Which raises three thoughts in the mind of your favorite blawger:
1. For sure, there are many and very many people needing help in this country, if by “this country” you mean our beloved United States.
But in God’s eyes there’s no such thing as “this country” or “that country,” which is why Jesus, who was very much a Jew till the day he suffered, died and rose again, commanded his disciples to go outside of the very Jewish but heavily occupied nation of Israel and into the world (Matt. 28: 16-20). It’s why Paul and the gang risked life and limb crossing borders and boundaries.
2. Any time someone questions the validity of mission work outside the U.S. because “there’s so many needs here,” they might want to consider doing more to extend help to “people here” with mission and outreach and being the “cheerful giver” of which the Bible speaks.
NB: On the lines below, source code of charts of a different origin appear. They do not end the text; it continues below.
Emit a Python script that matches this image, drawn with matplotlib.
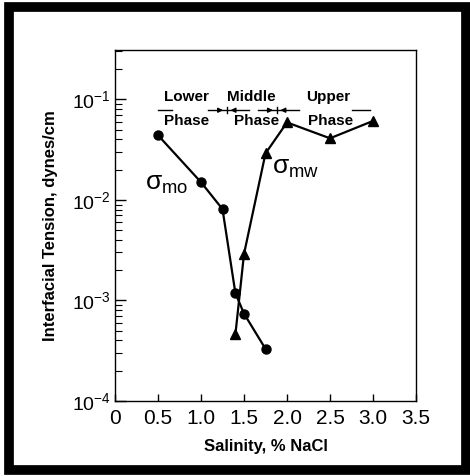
import matplotlib
matplotlib.use("Agg")
import matplotlib.pyplot as plt
from matplotlib.patches import Rectangle
from matplotlib.ticker import LogLocator, FixedLocator, NullFormatter

plt.rcParams['font.family'] = ['Liberation Sans', 'DejaVu Sans']
plt.rcParams['mathtext.fontset'] = 'custom'
plt.rcParams['mathtext.rm'] = 'Liberation Sans'
plt.rcParams['mathtext.it'] = 'Liberation Sans'

# Interfacial tension vs. salinity
salinity_mo = [0.5, 1.0, 1.25, 1.4, 1.5, 1.75]
tension_mo = [0.044, 0.015, 0.0081, 0.00118, 0.00074, 0.00033]

salinity_mw = [1.4, 1.5, 1.75, 2.0, 2.5, 3.0]
tension_mw = [0.00046, 0.0029, 0.029, 0.059, 0.041, 0.061]

x_ticks = [0, 0.5, 1.0, 1.5, 2.0, 2.5, 3.0, 3.5]
x_tick_labels = ['0', '0.5', '1.0', '1.5', '2.0', '2.5', '3.0', '3.5']

phase_names = ['Lower', 'Middle', 'Upper']
phase_name_x = [0.83, 1.59, 2.48]
phase_word_x = [0.83, 1.65, 2.51]
phase_bounds = [1.30, 1.88]

fig = plt.figure(figsize=(4.70, 4.76), dpi=100)
ax = fig.add_axes([0.2447, 0.1576, 0.6404, 0.7374])

ax.plot(salinity_mo, tension_mo, color='black', lw=1.6, marker='o', ms=6.5)
ax.plot(salinity_mw, tension_mw, color='black', lw=1.6, marker='^', ms=6.5)

ax.set_yscale('log')
ax.set_xlim(0, 3.5)
ax.set_ylim(1e-4, 0.31)

ax.xaxis.set_major_locator(FixedLocator(x_ticks))
ax.set_xticklabels(x_tick_labels)
ax.yaxis.set_major_locator(LogLocator(base=10, numticks=10))
ax.yaxis.set_minor_locator(LogLocator(base=10, subs=range(2, 10), numticks=10))
ax.yaxis.set_minor_formatter(NullFormatter())

ax.tick_params(axis='both', which='both', direction='in', top=False, right=False)
ax.tick_params(axis='y', which='major', length=8, width=1, labelsize=14, pad=3)
ax.tick_params(axis='y', which='minor', length=5, width=0.8)
ax.tick_params(axis='x', which='major', length=5, width=1, labelsize=15, pad=6)
for s in ax.spines.values():
    s.set_linewidth(1.0)

ax.set_ylabel('Interfacial Tension, dynes/cm', fontsize=12, fontweight='bold', labelpad=10)
ax.set_xlabel('Salinity, % NaCl', fontsize=12, fontweight='bold', labelpad=8)

# curve labels
ax.text(0.35, 0.0145, r'$\sigma_{\mathrm{mo}}$', fontsize=19, ha='left', va='center')
ax.text(1.83, 0.021, r'$\sigma_{\mathrm{mw}}$', fontsize=19, ha='left', va='center')

# phase region annotation
for name, xn, xw in zip(phase_names, phase_name_x, phase_word_x):
    ax.text(xn, 0.105, name, fontsize=11, fontweight='bold', ha='center', va='center')
    ax.text(xw, 0.0605, 'Phase', fontsize=11, fontweight='bold', ha='center', va='center')

y_line = 0.078
ax.plot([0.50, 0.66], [y_line, y_line], color='black', lw=1.0)
ax.plot([2.76, 2.97], [y_line, y_line], color='black', lw=1.0)
for b in phase_bounds:
    ax.plot([b - 0.22, b + 0.26], [y_line, y_line], color='black', lw=1.0)
    ax.plot([b, b], [y_line * 0.93, y_line * 1.08], color='black', lw=1.0)
    ax.annotate('', xy=(b - 0.01, y_line), xytext=(b - 0.12, y_line),
                arrowprops=dict(arrowstyle='-|>', color='black', lw=1.0,
                                mutation_scale=7))
    ax.annotate('', xy=(b + 0.01, y_line), xytext=(b + 0.12, y_line),
                arrowprops=dict(arrowstyle='-|>', color='black', lw=1.0,
                                mutation_scale=7))

# outer frame
fig.patches.append(Rectangle((0.019, 0.013), 0.972, 0.973, transform=fig.transFigure,
                             fill=False, edgecolor='black', linewidth=7))

fig.savefig('out.png', dpi=100)
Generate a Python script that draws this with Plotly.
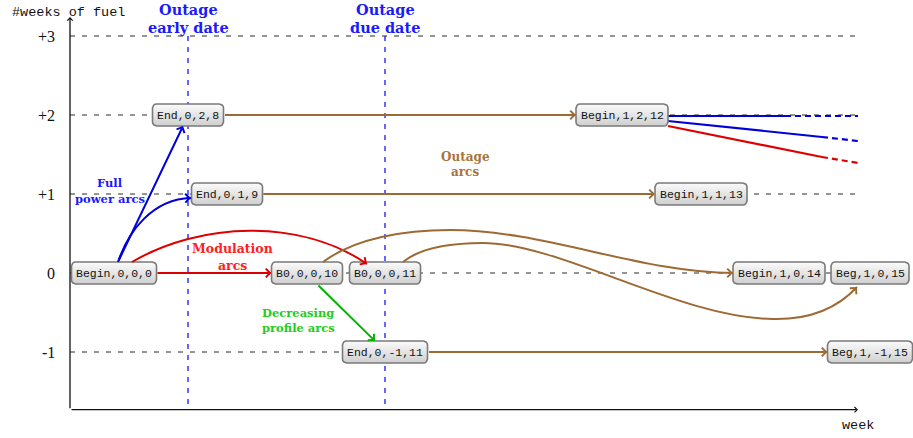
import numpy as np
import plotly.graph_objects as go

# ---------------- data ----------------
level_values = [3, 2, 1, 0, -1]
level_labels = ["+3", "+2", "+1", "0", "-1"]

node_labels = ["Begin,0,0,0", "End,0,2,8", "End,0,1,9", "B0,0,0,10", "B0,0,0,11",
               "End,0,-1,11", "Begin,1,2,12", "Begin,1,1,13", "Begin,1,0,14",
               "Beg,1,0,15", "Beg,1,-1,15"]
node_x = [114, 188, 227, 307, 385, 385, 622, 701, 779, 870, 870]
node_level = [0, 2, 1, 0, 0, -1, 2, 1, 0, 0, -1]

outage_dates_x = [188, 385]
outage_date_names = [["Outage", "early date"], ["Outage", "due date"]]

# straight outage arcs: (from node, to node)
straight_outage = [("End,0,2,8", "Begin,1,2,12"), ("End,0,1,9", "Begin,1,1,13"),
                   ("End,0,-1,11", "Beg,1,-1,15")]

# ---------------- geometry helpers ----------------
W, H = 913, 438
PXU = 79.0       # pixels per fuel week
Y0PX = 273.0     # pixel row of level 0
X_AXIS_L, X_AXIS_R = 70, 858
Y_AXIS_BOT = -1.73
Y_AXIS_TOP = 3.24

BLUE = "#0000dd"
BLUE_T = "#1a1aff"
RED = "#dd0000"
RED_T = "#ff2020"
GREEN = "#00b400"
GREEN_T = "#22cc22"
BROWN = "#9c6a32"
BROWN_T = "#a8743c"


def yv(py):
    return (Y0PX - py) / PXU


def pyv(v):
    return Y0PX - v * PXU


idx = {n: i for i, n in enumerate(node_labels)}
BOX_H = 22


def box_w(label):
    return 7 * len(label) + 8


def edge(name, side):
    i = idx[name]
    cx, cy = node_x[i], pyv(node_level[i])
    w = box_w(name)
    if side == "r":
        return cx + w / 2, cy
    if side == "l":
        return cx - w / 2, cy
    if side == "t":
        return cx, cy - BOX_H / 2
    return cx, cy + BOX_H / 2


fig = go.Figure()
shapes = []
annotations = []

# dashed level lines
for v, lab in zip(level_values, level_labels):
    shapes.append(dict(type="line", xref="x", yref="y", x0=X_AXIS_L, x1=X_AXIS_R, y0=v, y1=v,
                       line=dict(color="#2a2a2a", width=1, dash="5px,7px"), layer="below"))
    annotations.append(dict(x=57, y=v, xref="x", yref="y", text=lab,
                            showarrow=False, xanchor="right", yanchor="middle",
                            font=dict(family="Liberation Serif", size=16, color="#111")))

# outage date vertical lines and titles
for xd, names in zip(outage_dates_x, outage_date_names):
    shapes.append(dict(type="line", xref="x", yref="y", x0=xd, x1=xd, y0=3, y1=Y_AXIS_BOT,
                       line=dict(color="#0000ff", width=1.2, dash="5px,6px"), layer="below"))
    annotations.append(dict(x=xd, y=yv(9), text="<b>%s</b>" % names[0], showarrow=False,
                            xanchor="center", yanchor="middle",
                            font=dict(family="DejaVu Serif", size=14.5, color=BLUE_T)))
    annotations.append(dict(x=xd, y=yv(27), text="<b>%s</b>" % names[1], showarrow=False,
                            xanchor="center", yanchor="middle",
                            font=dict(family="DejaVu Serif", size=14.5, color=BLUE_T)))

# axes
annotations.append(dict(x=X_AXIS_L, y=Y_AXIS_TOP, ax=X_AXIS_L, ay=Y_AXIS_BOT, xref="x", yref="y",
                        axref="x", ayref="y", text="", showarrow=True, arrowhead=4, arrowsize=0.8,
                        arrowwidth=1.3, arrowcolor="#111"))
annotations.append(dict(x=X_AXIS_R, y=Y_AXIS_BOT, ax=X_AXIS_L, ay=Y_AXIS_BOT, xref="x", yref="y",
                        axref="x", ayref="y", text="", showarrow=True, arrowhead=4, arrowsize=0.8,
                        arrowwidth=1.3, arrowcolor="#111"))
annotations.append(dict(x=10, y=yv(12), text="#weeks of fuel", showarrow=False, xanchor="left",
                        yanchor="middle", font=dict(family="Liberation Mono", size=13.5, color="#111")))
annotations.append(dict(x=858, y=yv(425), text="week", showarrow=False, xanchor="center",
                        yanchor="middle", font=dict(family="Liberation Mono", size=13.5, color="#111")))


def arrow(p_from, p_to, color, width=2.0, size=0.85):
    annotations.append(dict(x=p_to[0], y=yv(p_to[1]), ax=p_from[0], ay=yv(p_from[1]),
                            xref="x", yref="y", axref="x", ayref="y", text="", showarrow=True,
                            arrowhead=4, arrowsize=size, arrowwidth=width, arrowcolor=color,
                            standoff=0))


def curve(points_px, color, width=2.0):
    p = points_px
    d = "M %s,%s" % (p[0][0], yv(p[0][1]))
    for k in range(1, len(p), 3):
        d += " C %s,%s %s,%s %s,%s" % (p[k][0], yv(p[k][1]), p[k + 1][0], yv(p[k + 1][1]),
                                        p[k + 2][0], yv(p[k + 2][1]))
    shapes.append(dict(type="path", xref="x", yref="y", path=d,
                       line=dict(color=color, width=width), layer="above"))
    tip = np.array(p[-1], float)
    c = np.array(p[-2], float)
    dvec = tip - c
    dvec = dvec / np.linalg.norm(dvec)
    tail = tip - dvec * 6
    arrow(tuple(tail), tuple(tip), color, width)


# straight outage (brown) arcs
for a, b in straight_outage:
    arrow(edge(a, "r"), edge(b, "l"), BROWN)

# red modulation straight
arrow(edge("Begin,0,0,0", "r"), edge("B0,0,0,10", "l"), RED)

# blue full power straight
bx, by = edge("Begin,0,0,0", "t")
tx, ty = edge("End,0,2,8", "b")
arrow((bx + 4, by), (tx - 5, ty), BLUE)

# green decreasing
gx, gy = edge("B0,0,0,10", "b")
ex, ey = edge("End,0,-1,11", "t")
arrow((gx + 10, gy), (ex - 10, ey), GREEN)

# curved arcs
curve([(118, 262), (128, 232), (152, 199), (191, 198)], BLUE)
curve([(132, 262), (200, 222), (300, 218), (367, 264)], RED)
curve([(323, 262), (355, 238), (405, 230), (450, 230),
       (545, 230), (640, 273), (733, 273)], BROWN)
curve([(403, 262), (420, 248), (450, 243), (483, 243),
       (560, 243), (680, 318), (773, 319),
       (820, 320), (845, 300), (857, 287)], BROWN)

# continuation lines after Begin,1,2,12
cont_solid = [((668, 116), (785, 116), BLUE), ((668, 121), (822, 137), BLUE),
              ((668, 126), (822, 157), RED)]
cont_dash = [((785, 116), (858, 116), BLUE), ((822, 137), (858, 141), BLUE),
             ((822, 157), (858, 163), RED)]
for (p0, p1, c) in cont_solid:
    fig.add_trace(go.Scatter(x=[p0[0], p1[0]], y=[yv(p0[1]), yv(p1[1])], mode="lines",
                             line=dict(color=c, width=2.2), hoverinfo="skip", showlegend=False))
for (p0, p1, c) in cont_dash:
    fig.add_trace(go.Scatter(x=[p0[0], p1[0]], y=[yv(p0[1]), yv(p1[1])], mode="lines",
                             line=dict(color=c, width=2.2, dash="6px,4px"), hoverinfo="skip",
                             showlegend=False))

# node boxes with vertical gradient
r = 4
for lab, x, lv in zip(node_labels, node_x, node_level):
    cy = pyv(lv)
    w = box_w(lab)
    x0, x1 = x - w / 2, x + w / 2
    y0, y1 = cy - BOX_H / 2, cy + BOX_H / 2
    pts = []
    corners = [(x1 - r, y0 + r, -90, 0), (x1 - r, y1 - r, 0, 90),
               (x0 + r, y1 - r, 90, 180), (x0 + r, y0 + r, 180, 270)]
    for ccx, ccy, a0, a1 in corners:
        for a in np.linspace(np.radians(a0), np.radians(a1), 5):
            pts.append((ccx + r * np.cos(a), ccy + r * np.sin(a)))
    pts.append(pts[0])
    xs = [p[0] for p in pts]
    ys = [yv(p[1]) for p in pts]
    fig.add_trace(go.Scatter(x=xs, y=ys, mode="lines", fill="toself",
                             fillgradient=dict(type="vertical",
                                               colorscale=[[0, "#cfcfcf"], [1, "#fbfbfb"]]),
                             line=dict(color="#7a7a7a", width=1.6), hoverinfo="skip",
                             showlegend=False))
    annotations.append(dict(x=x, y=lv, text=lab, showarrow=False, xanchor="center",
                            yanchor="middle",
                            font=dict(family="Liberation Mono", size=11.5, color="#111")))


def label2(x, ypx1, ypx2, l1, l2, color, size):
    for t, yy in ((l1, ypx1), (l2, ypx2)):
        annotations.append(dict(x=x, y=yv(yy), text="<b>%s</b>" % t, showarrow=False,
                                xanchor="center", yanchor="middle",
                                font=dict(family="DejaVu Serif", size=size, color=color)))


label2(110, 183, 199, "Full", "power arcs", BLUE_T, 11.5)
label2(232, 248, 265, "Modulation", "arcs", RED_T, 12.5)
label2(298, 313, 328, "Decreasing", "profile arcs", GREEN_T, 11.5)
label2(465, 157, 172, "Outage", "arcs", BROWN_T, 12)

fig.update_layout(
    width=W, height=H, margin=dict(l=0, r=0, t=0, b=0),
    paper_bgcolor="white", plot_bgcolor="white",
    xaxis=dict(range=[0, W], visible=False, fixedrange=True),
    yaxis=dict(range=[yv(H), yv(0)], visible=False, fixedrange=True),
    shapes=shapes, annotations=annotations, showlegend=False,
)

fig.write_html("out.html", config={"displayModeBar": False},
               post_script="document.body.style.margin='0';"
                           "document.body.style.overflow='hidden';")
They might want to look within themselves and ask how much they’ve really done to help people here in the home country. There’s always plenty more to do for “people here” in this country, and for more on that, see today’s news about the aftermath of Irene. If you want always to question people doing mission work outside the U.S., you might for once consider taking a mission trip or giving an extra check to help the “people here.”
3. John Wesley said, “The world is my parish.” This 71-year-old Christian is a Wesleyan (i.e., Methodist). Therefore the world, including the U.S. and all nations, is her parish.